BOOK CLUB: The first installment of our discussion of Michael Ledeen’s “War Against The Terror-Masters” begins today. Why Iraq before Iran is my opening salvo. Send in your emails to join the debate.
THE REAL DIVERSIONS: In the last week or so, a new slurry of phony arguments has emerged against the war with Iraq. The increasingly unhinged MoDo just asserted that a war against Iraq is actually a function of a “culture war” that Rumsfeld and Cheney are engineering to get back at their Vietnam era peacenik peers.

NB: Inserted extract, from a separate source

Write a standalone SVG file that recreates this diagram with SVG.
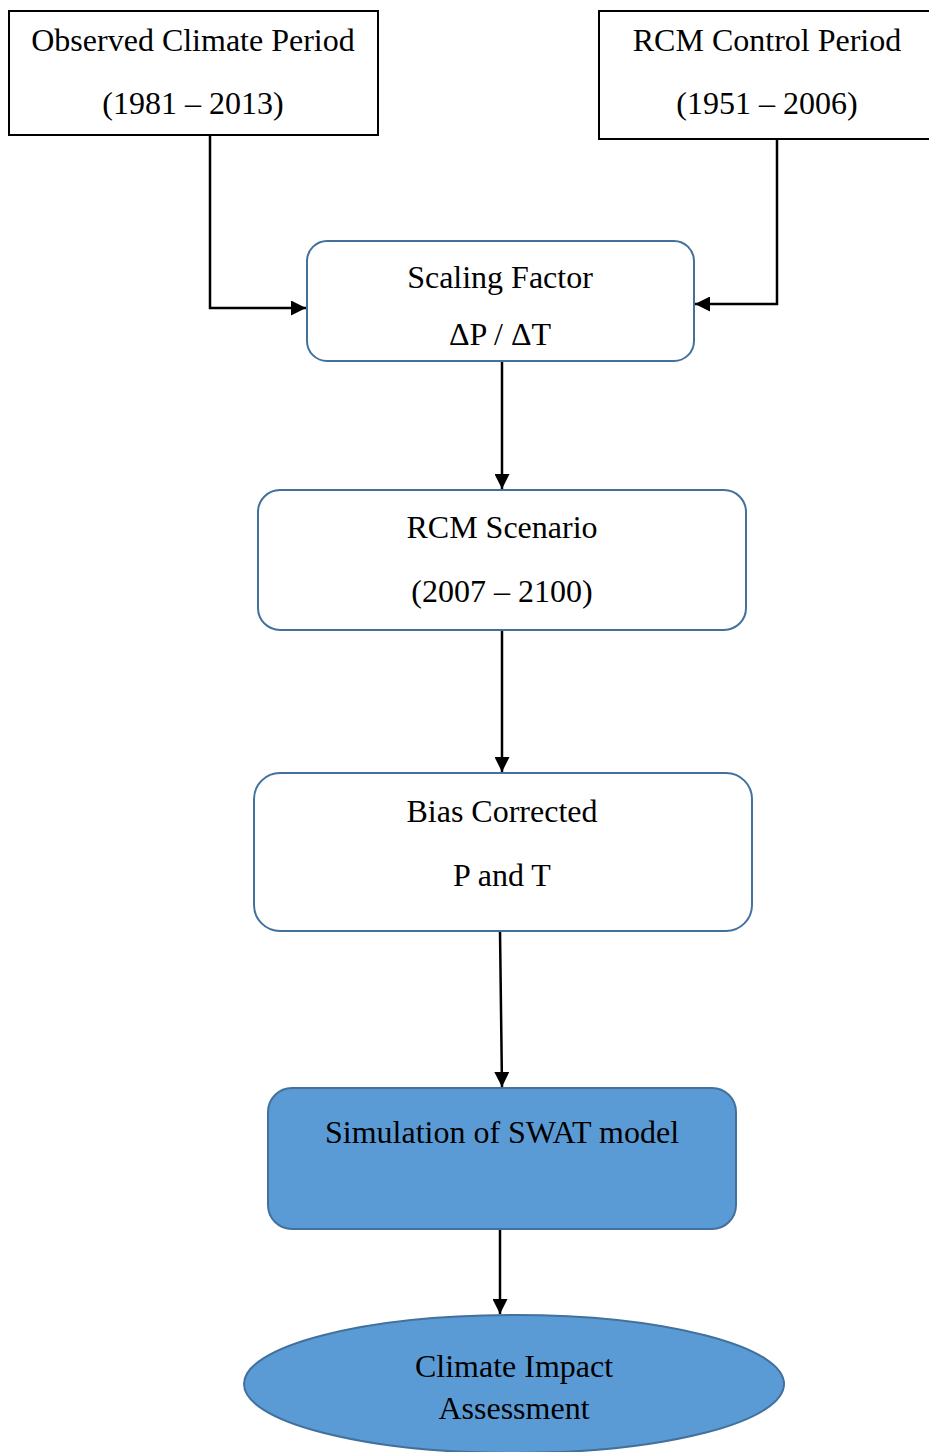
<svg xmlns="http://www.w3.org/2000/svg" width="929" height="1452" viewBox="0 0 929 1452">
<defs>
<style>
.t{font-family:'Liberation Serif','Times New Roman',serif;font-size:32px;fill:#000;text-anchor:middle}
.sq{fill:#fff;stroke:#000;stroke-width:2}
.rb{fill:#fff;stroke:#41719c;stroke-width:2}
.fb{fill:#5b9bd5;stroke:#41719c;stroke-width:2}
.c{fill:none;stroke:#000;stroke-width:2.5}
</style>
<marker id="ah" viewBox="0 0 10 10" refX="10" refY="5" markerWidth="6" markerHeight="6" markerUnits="strokeWidth" orient="auto"><path d="M0,0L10,5L0,10z" fill="#000"/></marker>
</defs>
<rect width="929" height="1452" fill="#fff"/>
<g id="connectors">
<path class="c" d="M210,135V308H306" marker-end="url(#ah)"/>
<path class="c" d="M777,139V304H695" marker-end="url(#ah)"/>
<path class="c" d="M502,361V489" marker-end="url(#ah)"/>
<path class="c" d="M502,630V772" marker-end="url(#ah)"/>
<path class="c" d="M500,931L502,1087" marker-end="url(#ah)"/>
<path class="c" d="M500,1229V1314" marker-end="url(#ah)"/>
</g>
<g id="observed">
<rect class="sq" x="9" y="11" width="369" height="124"/>
<text class="t" x="193" y="51">Observed Climate Period</text>
<text class="t" x="193" y="114">(1981 – 2013)</text>
</g>
<g id="rcm-control">
<rect class="sq" x="599" y="11" width="340" height="128"/>
<text class="t" x="767" y="51">RCM Control Period</text>
<text class="t" x="767" y="114">(1951 – 2006)</text>
</g>
<g id="scaling">
<rect class="rb" x="307" y="241" width="387" height="120" rx="20"/>
<text class="t" x="500" y="288">Scaling Factor</text>
<text class="t" x="500" y="345">ΔP / ΔT</text>
</g>
<g id="scenario">
<rect class="rb" x="258" y="490" width="488" height="140" rx="22"/>
<text class="t" x="502" y="538">RCM Scenario</text>
<text class="t" x="502" y="602">(2007 – 2100)</text>
</g>
<g id="bias">
<rect class="rb" x="254" y="773" width="498" height="158" rx="26"/>
<text class="t" x="502" y="822">Bias Corrected</text>
<text class="t" x="502" y="886">P and T</text>
</g>
<g id="swat">
<rect class="fb" x="268" y="1088" width="468" height="141" rx="24"/>
<text class="t" x="502" y="1143">Simulation of SWAT model</text>
</g>
<g id="impact">
<ellipse class="fb" cx="514" cy="1384" rx="270" ry="69"/>
<text class="t" x="514" y="1377">Climate Impact</text>
<text class="t" x="514" y="1419">Assessment</text>
</g>
</svg>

Paul Krugman today takes up what’s left of his column (once he’s addressed the errors he’s made in other recent columns) to another argument. “In the end, 19th-century imperialism was a diversion,” he writes. “It’s hard not to suspect that the Bush doctrine is also a diversion – a diversion from the real issues of dysfunctional security agencies, a sinking economy, a devastated budget and a tattered relationship with our allies.” Leave aside these weird and cynical accusations for a second. What’s amazing about Krugman and Dowd and others is how uninterested they are in the actual matter at hand. Does Saddam Hussein have or is he close to having weapons of mass destruction? And if he is close to gaining them, what should we do about it? As David Brooks has pointed out with regard to the anti-war movement as a whole, to write about the budget or the culture war or “imperialism” without addressing this basic question is simply an abdication of seriousness. (Well, I guess Dowd left that aspiration behind years ago.) These commentators are constantly claiming that the Bush administration is using the war as a diversion. But in fact, it is these anti-war types who are engaging in a desperate series of diversions, distractions, irrelevancies, smears and fantasies in order to avoid the grave matter in front of us. When, one wonders, will they grow up?
DERSHOWITZ VERSUS HANSON: A telling campus fight is brewing over the attempt to divest Harvard from Israel. Alan Dershowitz calls on the master of Winthrop House to debate him. Check out his Crimson op-ed.
AT LAST: Some good news: chest hair is back.